### WRITTEN EXERCISE
Within the material below, locate the line with "Write a web" and the line with "133.9, 133.3, 132.9];", then return those two lines and all lines between them, exactly as written.

### DATA FOR PROCESSING
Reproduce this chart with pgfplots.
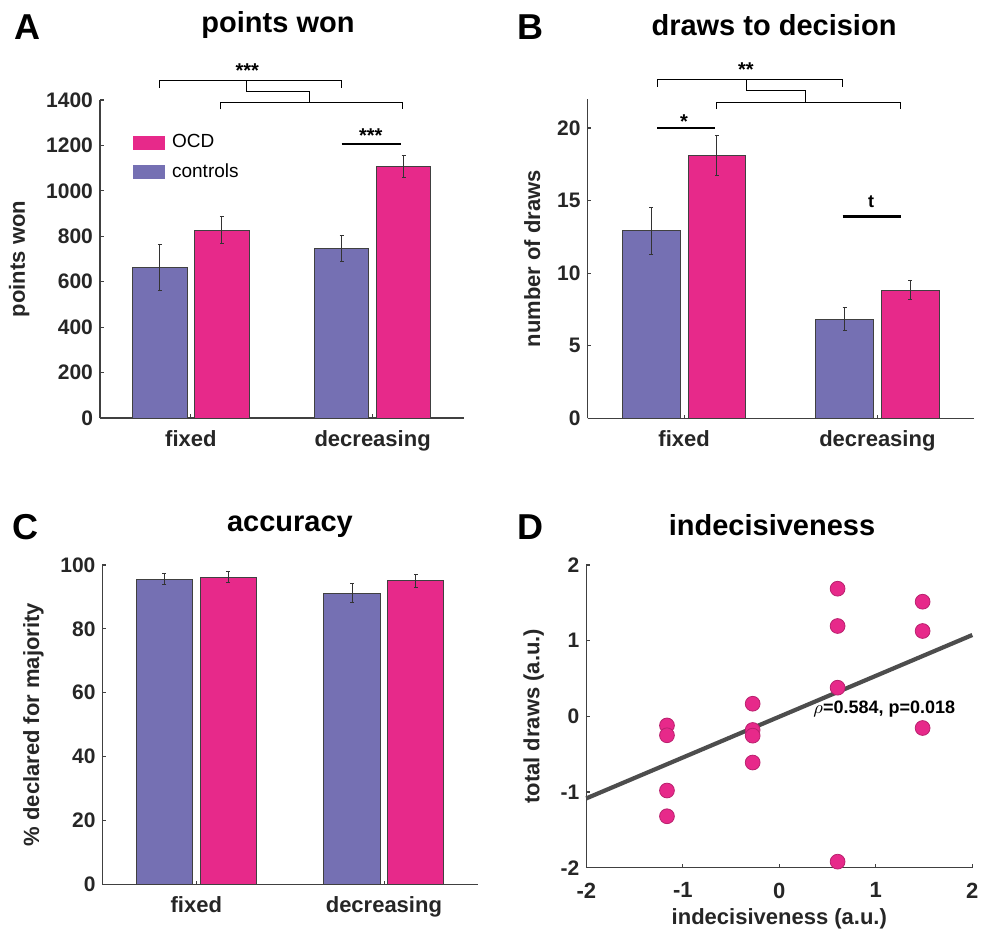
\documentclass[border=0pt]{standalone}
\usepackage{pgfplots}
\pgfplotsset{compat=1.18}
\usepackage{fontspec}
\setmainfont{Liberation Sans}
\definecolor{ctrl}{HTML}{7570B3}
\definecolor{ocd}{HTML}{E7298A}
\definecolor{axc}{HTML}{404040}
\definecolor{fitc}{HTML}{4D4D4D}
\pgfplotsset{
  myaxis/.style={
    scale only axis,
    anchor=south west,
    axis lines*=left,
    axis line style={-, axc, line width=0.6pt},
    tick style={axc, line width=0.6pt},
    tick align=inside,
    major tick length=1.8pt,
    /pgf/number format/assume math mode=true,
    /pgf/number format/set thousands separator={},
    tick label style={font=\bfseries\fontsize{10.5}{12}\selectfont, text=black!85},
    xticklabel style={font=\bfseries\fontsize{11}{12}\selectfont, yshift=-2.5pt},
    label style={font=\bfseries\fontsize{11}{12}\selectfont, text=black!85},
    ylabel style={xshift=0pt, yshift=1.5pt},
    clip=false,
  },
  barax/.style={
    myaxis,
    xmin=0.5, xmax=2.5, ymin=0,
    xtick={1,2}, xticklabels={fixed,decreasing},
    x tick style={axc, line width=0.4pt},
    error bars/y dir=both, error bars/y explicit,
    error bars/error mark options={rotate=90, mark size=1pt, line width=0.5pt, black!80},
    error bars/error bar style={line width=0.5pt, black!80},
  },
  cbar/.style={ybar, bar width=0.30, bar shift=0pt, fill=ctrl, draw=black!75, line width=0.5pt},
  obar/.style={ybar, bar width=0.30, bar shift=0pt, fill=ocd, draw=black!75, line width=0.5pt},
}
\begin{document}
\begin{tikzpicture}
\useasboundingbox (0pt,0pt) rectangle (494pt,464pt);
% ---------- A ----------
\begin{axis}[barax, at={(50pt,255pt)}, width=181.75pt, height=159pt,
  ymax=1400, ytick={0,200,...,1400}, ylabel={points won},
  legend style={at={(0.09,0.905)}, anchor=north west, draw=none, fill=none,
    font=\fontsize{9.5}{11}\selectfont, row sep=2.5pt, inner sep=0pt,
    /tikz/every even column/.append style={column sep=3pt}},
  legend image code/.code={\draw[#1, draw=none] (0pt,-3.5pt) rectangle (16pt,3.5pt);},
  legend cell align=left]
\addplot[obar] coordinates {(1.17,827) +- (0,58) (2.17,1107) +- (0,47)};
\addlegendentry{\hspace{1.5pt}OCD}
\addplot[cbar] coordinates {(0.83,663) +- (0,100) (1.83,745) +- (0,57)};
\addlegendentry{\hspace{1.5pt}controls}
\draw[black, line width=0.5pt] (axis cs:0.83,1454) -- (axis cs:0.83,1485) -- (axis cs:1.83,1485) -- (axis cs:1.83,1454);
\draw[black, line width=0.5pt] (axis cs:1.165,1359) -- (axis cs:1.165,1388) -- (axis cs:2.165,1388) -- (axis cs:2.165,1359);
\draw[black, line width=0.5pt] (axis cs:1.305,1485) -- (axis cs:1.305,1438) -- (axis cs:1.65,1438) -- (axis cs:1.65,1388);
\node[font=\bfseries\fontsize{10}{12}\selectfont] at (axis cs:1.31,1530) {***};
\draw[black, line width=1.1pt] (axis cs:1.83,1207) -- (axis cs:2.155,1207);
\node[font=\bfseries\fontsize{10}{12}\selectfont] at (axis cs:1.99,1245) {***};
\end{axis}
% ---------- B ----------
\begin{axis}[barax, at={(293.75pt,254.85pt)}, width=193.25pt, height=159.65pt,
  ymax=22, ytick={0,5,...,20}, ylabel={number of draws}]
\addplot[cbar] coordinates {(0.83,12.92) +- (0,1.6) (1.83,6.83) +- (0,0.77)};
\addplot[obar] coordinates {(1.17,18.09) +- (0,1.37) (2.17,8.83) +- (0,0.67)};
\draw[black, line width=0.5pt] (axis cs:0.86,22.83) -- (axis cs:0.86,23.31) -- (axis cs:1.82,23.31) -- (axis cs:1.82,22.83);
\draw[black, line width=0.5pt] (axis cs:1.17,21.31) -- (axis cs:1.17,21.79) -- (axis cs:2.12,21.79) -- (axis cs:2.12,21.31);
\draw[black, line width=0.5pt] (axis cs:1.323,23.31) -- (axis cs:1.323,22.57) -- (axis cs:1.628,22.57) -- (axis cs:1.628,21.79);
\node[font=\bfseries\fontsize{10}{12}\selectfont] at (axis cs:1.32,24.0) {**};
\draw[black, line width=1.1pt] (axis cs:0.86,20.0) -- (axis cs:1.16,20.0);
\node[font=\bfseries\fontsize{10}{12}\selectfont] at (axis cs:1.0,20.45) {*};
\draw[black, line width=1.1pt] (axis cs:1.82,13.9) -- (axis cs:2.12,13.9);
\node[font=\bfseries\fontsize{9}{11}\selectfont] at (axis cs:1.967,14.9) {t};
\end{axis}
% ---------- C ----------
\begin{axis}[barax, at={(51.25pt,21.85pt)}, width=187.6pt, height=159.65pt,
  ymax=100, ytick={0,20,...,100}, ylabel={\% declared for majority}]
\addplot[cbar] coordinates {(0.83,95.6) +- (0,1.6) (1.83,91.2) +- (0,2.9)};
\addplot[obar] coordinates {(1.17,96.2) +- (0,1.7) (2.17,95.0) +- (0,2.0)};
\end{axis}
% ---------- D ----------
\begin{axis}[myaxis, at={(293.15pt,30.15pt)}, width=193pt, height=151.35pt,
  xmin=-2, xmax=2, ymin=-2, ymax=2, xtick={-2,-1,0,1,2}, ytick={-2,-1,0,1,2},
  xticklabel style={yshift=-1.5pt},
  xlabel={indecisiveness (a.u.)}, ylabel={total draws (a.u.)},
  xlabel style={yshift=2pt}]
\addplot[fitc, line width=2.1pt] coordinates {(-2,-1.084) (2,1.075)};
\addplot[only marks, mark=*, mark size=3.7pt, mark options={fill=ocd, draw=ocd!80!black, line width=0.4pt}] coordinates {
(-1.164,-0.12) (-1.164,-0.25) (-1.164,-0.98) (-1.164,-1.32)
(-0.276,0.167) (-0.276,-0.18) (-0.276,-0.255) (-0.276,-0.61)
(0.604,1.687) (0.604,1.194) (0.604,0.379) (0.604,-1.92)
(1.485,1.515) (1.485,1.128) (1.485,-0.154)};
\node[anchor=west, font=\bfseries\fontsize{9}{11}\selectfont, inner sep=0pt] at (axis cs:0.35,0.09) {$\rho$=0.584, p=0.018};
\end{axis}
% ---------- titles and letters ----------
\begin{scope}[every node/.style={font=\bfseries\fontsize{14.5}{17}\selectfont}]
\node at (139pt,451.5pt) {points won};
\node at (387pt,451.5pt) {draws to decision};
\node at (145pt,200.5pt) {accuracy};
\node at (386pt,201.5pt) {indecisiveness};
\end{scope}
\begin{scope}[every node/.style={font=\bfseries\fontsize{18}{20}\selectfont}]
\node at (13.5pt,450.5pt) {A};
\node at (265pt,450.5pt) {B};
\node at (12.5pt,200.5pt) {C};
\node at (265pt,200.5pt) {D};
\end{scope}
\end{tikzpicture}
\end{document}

--

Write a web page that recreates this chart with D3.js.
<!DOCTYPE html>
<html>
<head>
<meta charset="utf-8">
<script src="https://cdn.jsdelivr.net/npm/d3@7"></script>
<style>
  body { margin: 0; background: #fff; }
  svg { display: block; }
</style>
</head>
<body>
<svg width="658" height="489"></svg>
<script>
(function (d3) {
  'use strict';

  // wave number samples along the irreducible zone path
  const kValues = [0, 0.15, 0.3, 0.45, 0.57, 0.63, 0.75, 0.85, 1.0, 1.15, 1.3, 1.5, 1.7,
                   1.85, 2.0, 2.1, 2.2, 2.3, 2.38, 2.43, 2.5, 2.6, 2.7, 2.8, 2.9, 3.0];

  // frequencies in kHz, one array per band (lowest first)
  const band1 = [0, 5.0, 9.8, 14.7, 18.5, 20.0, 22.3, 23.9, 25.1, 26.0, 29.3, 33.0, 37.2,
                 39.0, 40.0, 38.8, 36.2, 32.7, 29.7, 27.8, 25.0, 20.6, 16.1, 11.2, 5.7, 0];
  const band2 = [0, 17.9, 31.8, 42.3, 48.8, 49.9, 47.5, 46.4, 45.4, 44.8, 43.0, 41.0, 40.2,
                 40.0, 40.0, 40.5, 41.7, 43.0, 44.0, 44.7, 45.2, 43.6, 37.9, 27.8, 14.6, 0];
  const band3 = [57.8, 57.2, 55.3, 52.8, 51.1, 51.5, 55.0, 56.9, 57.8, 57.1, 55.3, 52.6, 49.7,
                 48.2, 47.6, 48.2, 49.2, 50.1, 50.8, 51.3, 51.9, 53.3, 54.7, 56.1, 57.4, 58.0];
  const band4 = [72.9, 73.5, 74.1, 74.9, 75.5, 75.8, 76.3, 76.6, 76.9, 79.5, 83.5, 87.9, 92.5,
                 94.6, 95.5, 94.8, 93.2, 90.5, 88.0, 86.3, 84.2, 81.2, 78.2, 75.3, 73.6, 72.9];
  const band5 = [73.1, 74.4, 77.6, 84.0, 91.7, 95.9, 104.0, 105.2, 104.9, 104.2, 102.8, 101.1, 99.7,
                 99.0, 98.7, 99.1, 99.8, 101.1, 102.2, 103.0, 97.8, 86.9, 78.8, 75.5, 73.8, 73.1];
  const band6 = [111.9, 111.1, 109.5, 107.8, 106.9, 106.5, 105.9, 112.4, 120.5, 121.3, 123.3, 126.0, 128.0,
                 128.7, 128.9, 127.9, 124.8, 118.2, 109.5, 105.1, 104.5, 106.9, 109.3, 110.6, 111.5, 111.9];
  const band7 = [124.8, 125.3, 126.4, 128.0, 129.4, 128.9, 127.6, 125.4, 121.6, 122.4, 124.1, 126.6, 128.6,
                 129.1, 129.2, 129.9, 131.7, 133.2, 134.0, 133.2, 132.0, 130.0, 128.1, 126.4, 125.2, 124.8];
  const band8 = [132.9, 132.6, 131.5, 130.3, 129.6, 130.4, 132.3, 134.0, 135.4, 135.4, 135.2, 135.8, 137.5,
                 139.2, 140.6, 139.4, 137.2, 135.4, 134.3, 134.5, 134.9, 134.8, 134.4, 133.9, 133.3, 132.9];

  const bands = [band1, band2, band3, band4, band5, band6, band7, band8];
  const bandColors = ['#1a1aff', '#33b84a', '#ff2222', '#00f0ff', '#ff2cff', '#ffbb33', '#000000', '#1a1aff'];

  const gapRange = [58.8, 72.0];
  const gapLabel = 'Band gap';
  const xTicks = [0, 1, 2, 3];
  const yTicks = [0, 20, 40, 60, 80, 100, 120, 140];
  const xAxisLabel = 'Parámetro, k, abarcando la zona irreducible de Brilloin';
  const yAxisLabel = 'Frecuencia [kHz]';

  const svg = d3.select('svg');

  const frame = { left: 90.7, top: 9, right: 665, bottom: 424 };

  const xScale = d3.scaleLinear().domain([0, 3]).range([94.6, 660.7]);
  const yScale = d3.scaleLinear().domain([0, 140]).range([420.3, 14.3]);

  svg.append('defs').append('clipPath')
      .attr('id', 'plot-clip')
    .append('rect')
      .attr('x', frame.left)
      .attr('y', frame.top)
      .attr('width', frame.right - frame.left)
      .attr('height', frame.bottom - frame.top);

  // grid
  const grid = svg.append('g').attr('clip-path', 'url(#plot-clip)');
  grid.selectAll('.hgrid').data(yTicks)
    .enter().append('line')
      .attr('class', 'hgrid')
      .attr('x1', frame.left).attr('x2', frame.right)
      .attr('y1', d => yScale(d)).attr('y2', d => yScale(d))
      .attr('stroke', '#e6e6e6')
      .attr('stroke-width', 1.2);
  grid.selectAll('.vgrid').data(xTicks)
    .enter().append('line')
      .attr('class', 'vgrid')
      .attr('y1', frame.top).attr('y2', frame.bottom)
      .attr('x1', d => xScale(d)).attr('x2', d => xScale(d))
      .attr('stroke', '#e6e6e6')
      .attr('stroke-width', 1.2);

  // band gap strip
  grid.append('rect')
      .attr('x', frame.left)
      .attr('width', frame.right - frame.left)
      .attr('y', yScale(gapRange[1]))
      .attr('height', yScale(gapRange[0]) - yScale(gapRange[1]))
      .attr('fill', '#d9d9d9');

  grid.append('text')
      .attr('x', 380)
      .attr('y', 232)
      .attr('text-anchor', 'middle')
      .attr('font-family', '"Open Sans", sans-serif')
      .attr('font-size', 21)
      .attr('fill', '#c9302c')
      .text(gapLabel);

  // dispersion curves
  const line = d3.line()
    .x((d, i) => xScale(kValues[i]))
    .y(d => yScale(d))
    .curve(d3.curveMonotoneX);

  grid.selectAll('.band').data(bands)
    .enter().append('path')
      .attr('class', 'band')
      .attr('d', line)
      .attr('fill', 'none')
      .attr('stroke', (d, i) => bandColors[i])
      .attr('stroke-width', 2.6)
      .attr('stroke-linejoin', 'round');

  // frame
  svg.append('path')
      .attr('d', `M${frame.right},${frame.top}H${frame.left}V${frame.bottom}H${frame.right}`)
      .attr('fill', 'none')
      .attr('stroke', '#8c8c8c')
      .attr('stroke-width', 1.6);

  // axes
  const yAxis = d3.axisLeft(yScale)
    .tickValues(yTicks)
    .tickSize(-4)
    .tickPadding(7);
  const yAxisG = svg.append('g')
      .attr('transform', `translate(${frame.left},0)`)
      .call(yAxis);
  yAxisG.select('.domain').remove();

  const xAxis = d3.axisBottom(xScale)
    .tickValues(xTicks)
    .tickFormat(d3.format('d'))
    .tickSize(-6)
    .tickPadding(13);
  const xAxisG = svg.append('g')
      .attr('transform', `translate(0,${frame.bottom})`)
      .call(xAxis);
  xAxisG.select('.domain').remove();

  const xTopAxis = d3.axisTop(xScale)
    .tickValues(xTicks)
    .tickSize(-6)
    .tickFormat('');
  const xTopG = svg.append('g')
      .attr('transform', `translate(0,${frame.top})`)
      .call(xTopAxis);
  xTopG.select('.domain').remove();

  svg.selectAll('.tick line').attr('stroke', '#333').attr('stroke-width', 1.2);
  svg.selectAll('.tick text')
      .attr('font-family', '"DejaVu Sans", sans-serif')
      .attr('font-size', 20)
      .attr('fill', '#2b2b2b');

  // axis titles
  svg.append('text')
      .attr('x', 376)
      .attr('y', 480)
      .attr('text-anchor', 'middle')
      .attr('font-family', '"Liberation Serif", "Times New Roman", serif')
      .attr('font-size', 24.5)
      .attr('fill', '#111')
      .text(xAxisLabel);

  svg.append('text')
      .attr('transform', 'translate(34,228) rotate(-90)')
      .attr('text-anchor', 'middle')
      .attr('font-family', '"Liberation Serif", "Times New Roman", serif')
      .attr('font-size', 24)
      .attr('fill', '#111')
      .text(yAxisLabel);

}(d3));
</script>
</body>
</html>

### TASK RESPONSE
Write a web page that recreates this chart with D3.js.
<!DOCTYPE html>
<html>
<head>
<meta charset="utf-8">
<script src="https://cdn.jsdelivr.net/npm/d3@7"></script>
<style>
  body { margin: 0; background: #fff; }
  svg { display: block; }
</style>
</head>
<body>
<svg width="658" height="489"></svg>
<script>
(function (d3) {
  'use strict';

  // wave number samples along the irreducible zone path
  const kValues = [0, 0.15, 0.3, 0.45, 0.57, 0.63, 0.75, 0.85, 1.0, 1.15, 1.3, 1.5, 1.7,
                   1.85, 2.0, 2.1, 2.2, 2.3, 2.38, 2.43, 2.5, 2.6, 2.7, 2.8, 2.9, 3.0];

  // frequencies in kHz, one array per band (lowest first)
  const band1 = [0, 5.0, 9.8, 14.7, 18.5, 20.0, 22.3, 23.9, 25.1, 26.0, 29.3, 33.0, 37.2,
                 39.0, 40.0, 38.8, 36.2, 32.7, 29.7, 27.8, 25.0, 20.6, 16.1, 11.2, 5.7, 0];
  const band2 = [0, 17.9, 31.8, 42.3, 48.8, 49.9, 47.5, 46.4, 45.4, 44.8, 43.0, 41.0, 40.2,
                 40.0, 40.0, 40.5, 41.7, 43.0, 44.0, 44.7, 45.2, 43.6, 37.9, 27.8, 14.6, 0];
  const band3 = [57.8, 57.2, 55.3, 52.8, 51.1, 51.5, 55.0, 56.9, 57.8, 57.1, 55.3, 52.6, 49.7,
                 48.2, 47.6, 48.2, 49.2, 50.1, 50.8, 51.3, 51.9, 53.3, 54.7, 56.1, 57.4, 58.0];
  const band4 = [72.9, 73.5, 74.1, 74.9, 75.5, 75.8, 76.3, 76.6, 76.9, 79.5, 83.5, 87.9, 92.5,
                 94.6, 95.5, 94.8, 93.2, 90.5, 88.0, 86.3, 84.2, 81.2, 78.2, 75.3, 73.6, 72.9];
  const band5 = [73.1, 74.4, 77.6, 84.0, 91.7, 95.9, 104.0, 105.2, 104.9, 104.2, 102.8, 101.1, 99.7,
                 99.0, 98.7, 99.1, 99.8, 101.1, 102.2, 103.0, 97.8, 86.9, 78.8, 75.5, 73.8, 73.1];
  const band6 = [111.9, 111.1, 109.5, 107.8, 106.9, 106.5, 105.9, 112.4, 120.5, 121.3, 123.3, 126.0, 128.0,
                 128.7, 128.9, 127.9, 124.8, 118.2, 109.5, 105.1, 104.5, 106.9, 109.3, 110.6, 111.5, 111.9];
  const band7 = [124.8, 125.3, 126.4, 128.0, 129.4, 128.9, 127.6, 125.4, 121.6, 122.4, 124.1, 126.6, 128.6,
                 129.1, 129.2, 129.9, 131.7, 133.2, 134.0, 133.2, 132.0, 130.0, 128.1, 126.4, 125.2, 124.8];
  const band8 = [132.9, 132.6, 131.5, 130.3, 129.6, 130.4, 132.3, 134.0, 135.4, 135.4, 135.2, 135.8, 137.5,
                 139.2, 140.6, 139.4, 137.2, 135.4, 134.3, 134.5, 134.9, 134.8, 134.4, 133.9, 133.3, 132.9];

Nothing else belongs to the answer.